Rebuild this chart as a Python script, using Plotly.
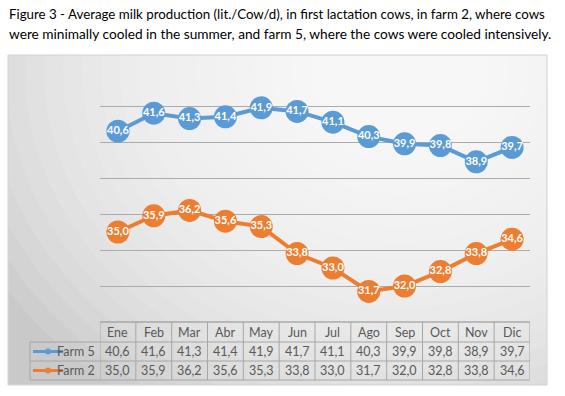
import plotly.graph_objects as go

months = ["Ene", "Feb", "Mar", "Abr", "May", "Jun", "Jul", "Ago", "Sep", "Oct", "Nov", "Dic"]
farm5 = [40.6, 41.6, 41.3, 41.4, 41.9, 41.7, 41.1, 40.3, 39.9, 39.8, 38.9, 39.7]
farm2 = [35.0, 35.9, 36.2, 35.6, 35.3, 33.8, 33.0, 31.7, 32.0, 32.8, 33.8, 34.6]
series = [("Farm 5", farm5, "#5b9bd5"), ("Farm 2", farm2, "#ed7d31")]
title_lines = ["Figure 3 - Average milk production (lit./Cow/d), in first lactation cows, in farm 2, where cows",
               "were minimally cooled in the summer, and farm 5, where the cows were cooled intensively."]

W, H = 565, 396
L, R, T, B = 100, 35, 70, 74
PW, PH = W - L - R, H - T - B


def px(xp):
    return (xp - L) / PW


def py(yp):
    return (H - B - yp) / PH


FONT = "Lato"
fig = go.Figure()
for name, vals, col in series:
    fig.add_trace(go.Scatter(
        x=months, y=vals, name=name, mode="lines+markers+text",
        line=dict(color=col, width=4),
        marker=dict(color=col, size=23),
        texttemplate="%{y:.1f}", textposition="middle center",
        textfont=dict(family=FONT, size=11, color="white", weight="bold"),
        showlegend=False, cliponaxis=False, hoverinfo="skip",
    ))

shapes = []
# chart background with radial gradient approximation
shapes.append(dict(type="rect", xref="paper", yref="paper", layer="below",
                   x0=px(8), x1=px(547), y0=py(385), y1=py(55),
                   fillcolor="#c9c9c9", line=dict(color="#d9d9d9", width=1)))
cx, cy = 400, 70
n = 22
for k in range(n):
    r = 470 - k * 19
    shapes.append(dict(type="circle", xref="paper", yref="paper", layer="below",
                       x0=px(cx - r), x1=px(cx + r), y0=py(cy + r * 0.85), y1=py(cy - r * 0.85),
                       fillcolor="white", opacity=0.1, line=dict(width=0)))
# cover outside of box with white
for (a, b, c, d) in [(0, 0, 8, H), (547, 0, W, H), (0, 0, W, 55), (0, 385, W, H)]:
    shapes.append(dict(type="rect", xref="paper", yref="paper", layer="below",
                       x0=px(a), x1=px(c), y0=py(d), y1=py(b),
                       fillcolor="white", line=dict(width=0)))
shapes.append(dict(type="rect", xref="paper", yref="paper", layer="below",
                   x0=px(8), x1=px(547), y0=py(385), y1=py(55),
                   fillcolor="rgba(0,0,0,0)", line=dict(color="#d0d0d0", width=1)))

# data table
tcol = "#a6a6a6"
rows_y = [322, 342, 361, 380]
shapes.append(dict(type="line", xref="paper", yref="paper", x0=px(100), x1=px(530),
                   y0=py(322), y1=py(322), line=dict(color="#8c8c8c", width=1)))
for yy in rows_y[1:]:
    shapes.append(dict(type="line", xref="paper", yref="paper", x0=px(30), x1=px(530),
                       y0=py(yy), y1=py(yy), line=dict(color=tcol, width=1)))
for i in range(len(months) + 1):
    shapes.append(dict(type="line", xref="x", yref="paper", x0=i - 0.5, x1=i - 0.5,
                       y0=py(380), y1=py(322), line=dict(color=tcol, width=1)))
shapes.append(dict(type="line", xref="paper", yref="paper", x0=px(30), x1=px(30),
                   y0=py(380), y1=py(342), line=dict(color=tcol, width=1)))

annotations = []
for line, yc, fs in zip(title_lines, [14, 33], [13.3, 13.7]):
    annotations.append(dict(text=line, xref="paper", yref="paper", x=px(7), y=py(yc),
                            xanchor="left", yanchor="middle", align="left", showarrow=False,
                            font=dict(family=FONT, size=fs, color="black")))
tfont = dict(family=FONT, size=12.5, color="#595959")
for i, m in enumerate(months):
    annotations.append(dict(text=m, xref="x", yref="paper", x=i, y=py(332),
                            yanchor="middle", showarrow=False, font=tfont))
row_c = [351.5, 370.5]
for (name, vals, col), yc in zip(series, row_c):
    for i, v in enumerate(vals):
        annotations.append(dict(text=f"{v:.1f}".replace(".", ","), xref="x", yref="paper",
                                x=i, y=py(yc), yanchor="middle", showarrow=False, font=tfont))
    annotations.append(dict(text=name, xref="paper", yref="paper", x=px(97), y=py(yc),
                            xanchor="right", yanchor="middle", showarrow=False, font=tfont))
    shapes.append(dict(type="line", xref="paper", yref="paper", x0=px(33), x1=px(63),
                       y0=py(yc), y1=py(yc), line=dict(color=col, width=3)))
    shapes.append(dict(type="circle", xref="paper", yref="paper", x0=px(45), x1=px(51),
                       y0=py(yc + 3), y1=py(yc - 3), fillcolor=col, line=dict(width=0)))

fig.update_layout(
    width=W, height=H, margin=dict(l=L, r=R, t=T, b=B),
    paper_bgcolor="white", plot_bgcolor="rgba(0,0,0,0)",
    separators=",.", hovermode=False,
    xaxis=dict(range=[-0.5, 11.5], showticklabels=False, showgrid=False, zeroline=False,
               ticks="", showline=False),
    yaxis=dict(range=[30, 44], dtick=2, showticklabels=False, showgrid=True,
               gridcolor="#ababab", gridwidth=1, zeroline=False, ticks=""),
    shapes=shapes, annotations=annotations,
)
fig.write_html("out.html", config={"displayModeBar": False},
               post_script="document.body.style.margin='0';")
*-*-*
* _The request_
Quote the data above in full, leaving out the pictures it holds.

* _Written answer_
Rebuild this chart as a Python script, using Plotly.
import plotly.graph_objects as go

months = ["Ene", "Feb", "Mar", "Abr", "May", "Jun", "Jul", "Ago", "Sep", "Oct", "Nov", "Dic"]
farm5 = [40.6, 41.6, 41.3, 41.4, 41.9, 41.7, 41.1, 40.3, 39.9, 39.8, 38.9, 39.7]
farm2 = [35.0, 35.9, 36.2, 35.6, 35.3, 33.8, 33.0, 31.7, 32.0, 32.8, 33.8, 34.6]
series = [("Farm 5", farm5, "#5b9bd5"), ("Farm 2", farm2, "#ed7d31")]
title_lines = ["Figure 3 - Average milk production (lit./Cow/d), in first lactation cows, in farm 2, where cows",
               "were minimally cooled in the summer, and farm 5, where the cows were cooled intensively."]

W, H = 565, 396
L, R, T, B = 100, 35, 70, 74
PW, PH = W - L - R, H - T - B


def px(xp):
    return (xp - L) / PW


def py(yp):
    return (H - B - yp) / PH


FONT = "Lato"
fig = go.Figure()
for name, vals, col in series:
    fig.add_trace(go.Scatter(
        x=months, y=vals, name=name, mode="lines+markers+text",
        line=dict(color=col, width=4),
        marker=dict(color=col, size=23),
        texttemplate="%{y:.1f}", textposition="middle center",
        textfont=dict(family=FONT, size=11, color="white", weight="bold"),
        showlegend=False, cliponaxis=False, hoverinfo="skip",
    ))

shapes = []
# chart background with radial gradient approximation
shapes.append(dict(type="rect", xref="paper", yref="paper", layer="below",
                   x0=px(8), x1=px(547), y0=py(385), y1=py(55),
                   fillcolor="#c9c9c9", line=dict(color="#d9d9d9", width=1)))
cx, cy = 400, 70
n = 22
for k in range(n):
    r = 470 - k * 19
    shapes.append(dict(type="circle", xref="paper", yref="paper", layer="below",
                       x0=px(cx - r), x1=px(cx + r), y0=py(cy + r * 0.85), y1=py(cy - r * 0.85),
                       fillcolor="white", opacity=0.1, line=dict(width=0)))
# cover outside of box with white
for (a, b, c, d) in [(0, 0, 8, H), (547, 0, W, H), (0, 0, W, 55), (0, 385, W, H)]:
    shapes.append(dict(type="rect", xref="paper", yref="paper", layer="below",
                       x0=px(a), x1=px(c), y0=py(d), y1=py(b),
                       fillcolor="white", line=dict(width=0)))
shapes.append(dict(type="rect", xref="paper", yref="paper", layer="below",
                   x0=px(8), x1=px(547), y0=py(385), y1=py(55),
                   fillcolor="rgba(0,0,0,0)", line=dict(color="#d0d0d0", width=1)))

# data table
tcol = "#a6a6a6"
rows_y = [322, 342, 361, 380]
shapes.append(dict(type="line", xref="paper", yref="paper", x0=px(100), x1=px(530),
                   y0=py(322), y1=py(322), line=dict(color="#8c8c8c", width=1)))
for yy in rows_y[1:]:
    shapes.append(dict(type="line", xref="paper", yref="paper", x0=px(30), x1=px(530),
                       y0=py(yy), y1=py(yy), line=dict(color=tcol, width=1)))
for i in range(len(months) + 1):
    shapes.append(dict(type="line", xref="x", yref="paper", x0=i - 0.5, x1=i - 0.5,
                       y0=py(380), y1=py(322), line=dict(color=tcol, width=1)))
shapes.append(dict(type="line", xref="paper", yref="paper", x0=px(30), x1=px(30),
                   y0=py(380), y1=py(342), line=dict(color=tcol, width=1)))

annotations = []
for line, yc, fs in zip(title_lines, [14, 33], [13.3, 13.7]):
    annotations.append(dict(text=line, xref="paper", yref="paper", x=px(7), y=py(yc),
                            xanchor="left", yanchor="middle", align="left", showarrow=False,
                            font=dict(family=FONT, size=fs, color="black")))
tfont = dict(family=FONT, size=12.5, color="#595959")
for i, m in enumerate(months):
    annotations.append(dict(text=m, xref="x", yref="paper", x=i, y=py(332),
                            yanchor="middle", showarrow=False, font=tfont))
row_c = [351.5, 370.5]
for (name, vals, col), yc in zip(series, row_c):
    for i, v in enumerate(vals):
        annotations.append(dict(text=f"{v:.1f}".replace(".", ","), xref="x", yref="paper",
                                x=i, y=py(yc), yanchor="middle", showarrow=False, font=tfont))
    annotations.append(dict(text=name, xref="paper", yref="paper", x=px(97), y=py(yc),
                            xanchor="right", yanchor="middle", showarrow=False, font=tfont))
    shapes.append(dict(type="line", xref="paper", yref="paper", x0=px(33), x1=px(63),
                       y0=py(yc), y1=py(yc), line=dict(color=col, width=3)))
    shapes.append(dict(type="circle", xref="paper", yref="paper", x0=px(45), x1=px(51),
                       y0=py(yc + 3), y1=py(yc - 3), fillcolor=col, line=dict(width=0)))

fig.update_layout(
    width=W, height=H, margin=dict(l=L, r=R, t=T, b=B),
    paper_bgcolor="white", plot_bgcolor="rgba(0,0,0,0)",
    separators=",.", hovermode=False,
    xaxis=dict(range=[-0.5, 11.5], showticklabels=False, showgrid=False, zeroline=False,
               ticks="", showline=False),
    yaxis=dict(range=[30, 44], dtick=2, showticklabels=False, showgrid=True,
               gridcolor="#ababab", gridwidth=1, zeroline=False, ticks=""),
    shapes=shapes, annotations=annotations,
)
fig.write_html("out.html", config={"displayModeBar": False},
               post_script="document.body.style.margin='0';")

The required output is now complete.